■ **EXERCISE INSTRUCTIONS**: Make an exact copy of the data below, leaving out every picture.

##### RECORDED INFORMATION

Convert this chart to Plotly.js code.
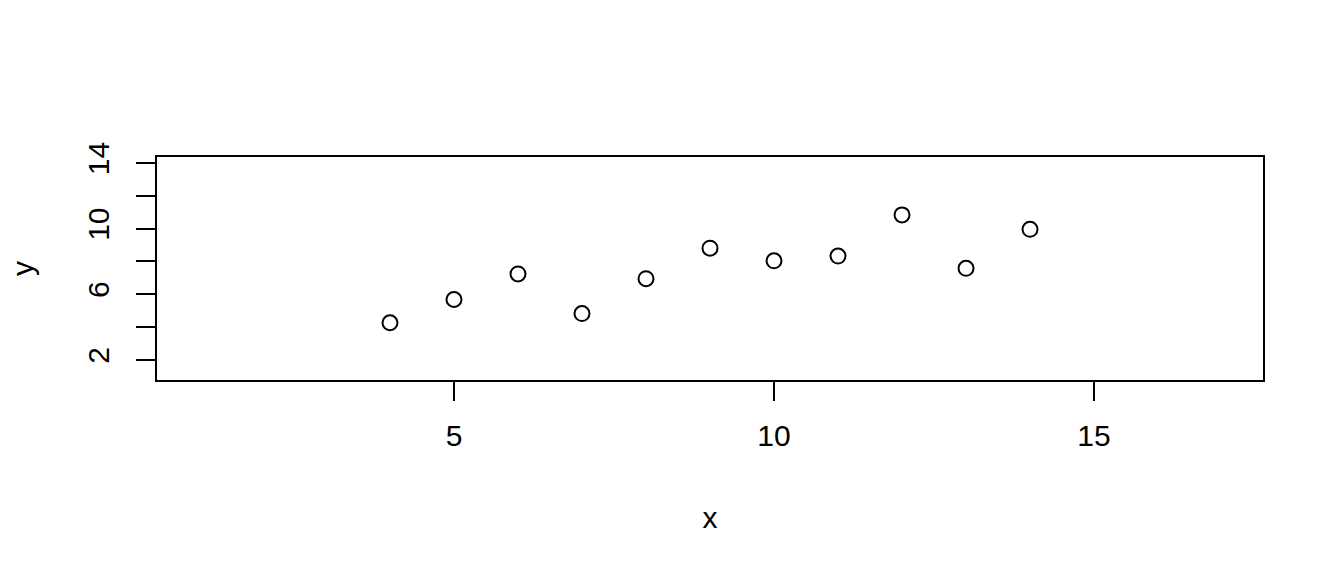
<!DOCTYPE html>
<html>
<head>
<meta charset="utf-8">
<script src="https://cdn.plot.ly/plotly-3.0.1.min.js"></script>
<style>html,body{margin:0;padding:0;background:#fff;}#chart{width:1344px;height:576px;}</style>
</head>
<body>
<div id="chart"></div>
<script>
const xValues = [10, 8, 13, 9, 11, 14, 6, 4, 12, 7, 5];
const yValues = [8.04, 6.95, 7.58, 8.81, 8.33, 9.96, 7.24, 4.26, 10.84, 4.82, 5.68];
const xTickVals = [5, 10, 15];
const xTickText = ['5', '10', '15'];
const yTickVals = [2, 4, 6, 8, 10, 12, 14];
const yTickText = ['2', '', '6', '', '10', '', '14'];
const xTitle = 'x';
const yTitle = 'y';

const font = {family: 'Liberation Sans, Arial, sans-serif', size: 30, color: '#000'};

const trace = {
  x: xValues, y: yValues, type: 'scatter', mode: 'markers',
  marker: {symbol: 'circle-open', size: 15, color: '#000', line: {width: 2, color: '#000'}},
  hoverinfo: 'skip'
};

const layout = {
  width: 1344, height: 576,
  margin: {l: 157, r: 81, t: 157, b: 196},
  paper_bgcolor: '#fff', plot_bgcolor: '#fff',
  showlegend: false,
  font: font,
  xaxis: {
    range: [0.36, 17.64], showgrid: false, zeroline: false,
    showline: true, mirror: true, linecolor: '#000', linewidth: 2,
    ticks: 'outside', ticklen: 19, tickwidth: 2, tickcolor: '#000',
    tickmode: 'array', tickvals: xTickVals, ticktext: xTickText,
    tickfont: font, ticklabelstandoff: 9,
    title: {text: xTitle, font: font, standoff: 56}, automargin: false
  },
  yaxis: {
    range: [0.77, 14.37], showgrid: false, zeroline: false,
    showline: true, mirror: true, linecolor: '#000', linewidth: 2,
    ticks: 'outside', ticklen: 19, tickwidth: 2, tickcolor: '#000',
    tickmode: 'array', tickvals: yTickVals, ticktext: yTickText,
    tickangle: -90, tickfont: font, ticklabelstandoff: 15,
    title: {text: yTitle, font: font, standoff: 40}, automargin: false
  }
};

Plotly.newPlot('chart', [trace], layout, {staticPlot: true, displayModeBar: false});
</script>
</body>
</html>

##########

■ **SOLUTION FOR THIS PROBLEM**:
Convert this chart to Plotly.js code.
<!DOCTYPE html>
<html>
<head>
<meta charset="utf-8">
<script src="https://cdn.plot.ly/plotly-3.0.1.min.js"></script>
<style>html,body{margin:0;padding:0;background:#fff;}#chart{width:1344px;height:576px;}</style>
</head>
<body>
<div id="chart"></div>
<script>
const xValues = [10, 8, 13, 9, 11, 14, 6, 4, 12, 7, 5];
const yValues = [8.04, 6.95, 7.58, 8.81, 8.33, 9.96, 7.24, 4.26, 10.84, 4.82, 5.68];
const xTickVals = [5, 10, 15];
const xTickText = ['5', '10', '15'];
const yTickVals = [2, 4, 6, 8, 10, 12, 14];
const yTickText = ['2', '', '6', '', '10', '', '14'];
const xTitle = 'x';
const yTitle = 'y';

const font = {family: 'Liberation Sans, Arial, sans-serif', size: 30, color: '#000'};

const trace = {
  x: xValues, y: yValues, type: 'scatter', mode: 'markers',
  marker: {symbol: 'circle-open', size: 15, color: '#000', line: {width: 2, color: '#000'}},
  hoverinfo: 'skip'
};

const layout = {
  width: 1344, height: 576,
  margin: {l: 157, r: 81, t: 157, b: 196},
  paper_bgcolor: '#fff', plot_bgcolor: '#fff',
  showlegend: false,
  font: font,
  xaxis: {
    range: [0.36, 17.64], showgrid: false, zeroline: false,
    showline: true, mirror: true, linecolor: '#000', linewidth: 2,
    ticks: 'outside', ticklen: 19, tickwidth: 2, tickcolor: '#000',
    tickmode: 'array', tickvals: xTickVals, ticktext: xTickText,
    tickfont: font, ticklabelstandoff: 9,
    title: {text: xTitle, font: font, standoff: 56}, automargin: false
  },
  yaxis: {
    range: [0.77, 14.37], showgrid: false, zeroline: false,
    showline: true, mirror: true, linecolor: '#000', linewidth: 2,
    ticks: 'outside', ticklen: 19, tickwidth: 2, tickcolor: '#000',
    tickmode: 'array', tickvals: yTickVals, ticktext: yTickText,
    tickangle: -90, tickfont: font, ticklabelstandoff: 15,
    title: {text: yTitle, font: font, standoff: 40}, automargin: false
  }
};

Plotly.newPlot('chart', [trace], layout, {staticPlot: true, displayModeBar: false});
</script>
</body>
</html>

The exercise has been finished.